Реакция католической паствы – протест национальный или религиозный?
Как уже отмечалось выше, в 1870 году властям – и минскому губернатору, и в МВД – стали поступать прошения католиков Минской губернии о сохранении в их костелах польскоязычной службы. Они сопровождались жалобами на насильственную замену польского русским. По доступным мне источникам трудно судить, как именно писалось то или иное из этих прошений, в какой степени его содержание определялось тем или теми, кто непосредственно готовил текст, и насколько точно этот последний передавал позицию остальных подписавшихся (или поставивших по неграмотности крестик). Разумеется, чиновники били не совсем уж мимо цели, когда утверждали, что за каждой такой жалобой стоят поляки-«подстрекатели». Нельзя отрицать, что протесты против русского языка в костелах могли инспирироваться людьми с развитой польской идентичностью и служить инструментом мобилизации польского патриотизма. Однако это не дает основания игнорировать религиозную составляющую выступлений против русскоязычного богослужения, которая просматривается и в обстоятельствах подачи прошений, и в смысловой и аргументационной структуре самих текстов.
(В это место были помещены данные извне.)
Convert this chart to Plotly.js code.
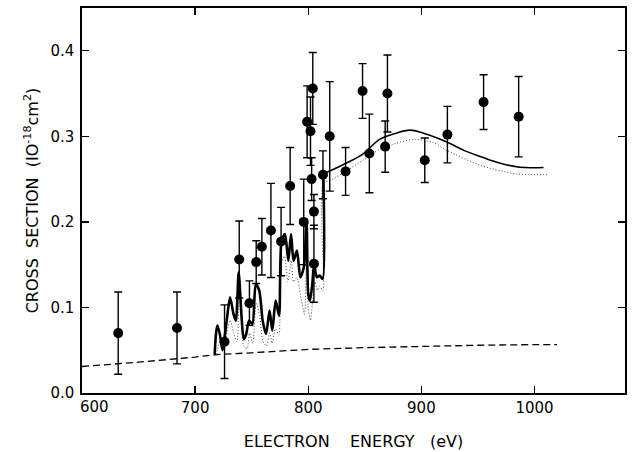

В январе 1871 года в МВД было получено прошение от крестьян Першайского прихода (Минский уезд), поданное тремя уполномоченными, за которых расписался местный житель дворянского звания. Просители сообщали, что мировой посредник состряпал от имени волостного схода приговор о введении русского языка, вписав имена выборных из соседнего православного селения. После подачи крестьянами жалобы начальнику губернии мировой посредник арестовал подписавшихся, а когда крестьяне явились «всей общиной» заступиться за пострадавших, он «бросился к нам с кулаками, как лютый зверь, рвал некоторых за волосы…». Обращаясь в МВД, просители характерным образом избегали утверждения, что всему причиной – запрет именно польского языка. Вместо этого они упирали на свою привязанность к традиции, старине, привычному порядку богослужения вообще: «[Дозвольте нам,] не переменяя Богослужения, молиться, как отцы наши молились, а мы, в случае нужды, докажем, что можно быть добрыми католиками и истинно русскими, докажем на деле, что, молясь по старому обряду, готовы пролить последнюю каплю крови за Освободителя Нашего Отца Монарха!» [1903] Использованная риторика уподобляла просителей старообрядцам. Действительно, как фактическое тождество догматов не могло смягчить неприятие старообрядцами официальной православной церкви, точно так же и рационалистический довод, будто смена языка не затрагивает сути веры, не мог утешить дорожащих обрядностью католиков.
1903
РГИА. Ф. 821. Оп. 125. Д. 280. Л. 171–172 об. (прошение от января 1871 г.).
Власти по-своему истолковали слова о «старом обряде». В сентябре 1871 года минский губернатор в ответ на запрос МВД объяснял случившееся недоразумением: мол, крестьяне поддались опасению, что их собираются обратить в православие, а после соответствующего вразумления готовы принять русское богослужение. Почти одновременно в МВД получили второе прошение першайских прихожан, резко расходившееся с версией губернатора. Оказалось, что после ссылки в монастырь настоятеля и викарного, не желавших служить по-русски, костел остается закрытым: «…как эретики, вот уже 5 месяцев без исповеди умираем, без священника хороним мертвых, сами крестим и венчаем наших детей». Прихожане вовсе не считали, что ошибаются, приравнивая перемену в обрядах к обращению в другую веру. Они возмущенно описывали действия декана Минского уезда М. Олехновича, одного из ксендзов, давших Сенчиковскому «подписку»: он прибыл «для обращения нас в новую веру и введения в костеле нашем новых обрядов». Поведение Олехновича описано в прошении как кощунственное: сначала он прислал в сакристию (ризницу) своего кучера, который голыми руками достал из шкафа чашу для Св. Даров, а потом, рассерженный замечаниями прихожанок, «в сердцах бросил ее на землю, что почти весь народ, находящийся частью в закрыстии (sic. – М.Д.), частью же в костеле, видел». После этого сам Олехнович на пару с тысяцким избил двух женщин, мешавших ему войти в костел для ревизии метрических книг. Женскому населению прихода – в прошении этот гендерный аспект подчеркивается – все-таки удалось отнять у Олехновича метрики и выгнать его из костела.
В ноябре 1871 года министр внутренних дел распорядился о проведении повторного строгого расследования дела. При этом, однако, губернатору прозрачно давалось понять, к какому результату оно должно привести. Тот факт, что оба прошения подписаны одними и теми же лицами, расценивался как признак подстрекательства. На основании этого с нажимом предписывалось принять меры к тому, чтобы «местное римско-католическое население было вполне уверено в том, что введение русского языка не имеет отношения к догматической стороне исповедуемой ими веры, и чтобы оно не испытывало на себе влияния неблагонамеренных лиц, искажающих значение этой меры…» [1904] . Эксперты МВД по католицизму остались безразличны к тому, что отождествление новшества в обрядности с порчей веры было не крючкотворским искажением буквы закона, а культурной категорией, формировавщей восприятие католическим простонародьем реформы богослужения (на что указывает, в частности, тема самоотверженного участия женщин в сопротивлении «нехристю» Олехновичу).
1904
Там же. Л. 173–175 (прошение, полученное 30 сентября 1871 г.), 179–180 (отношение МВД от ноября 1871 г.).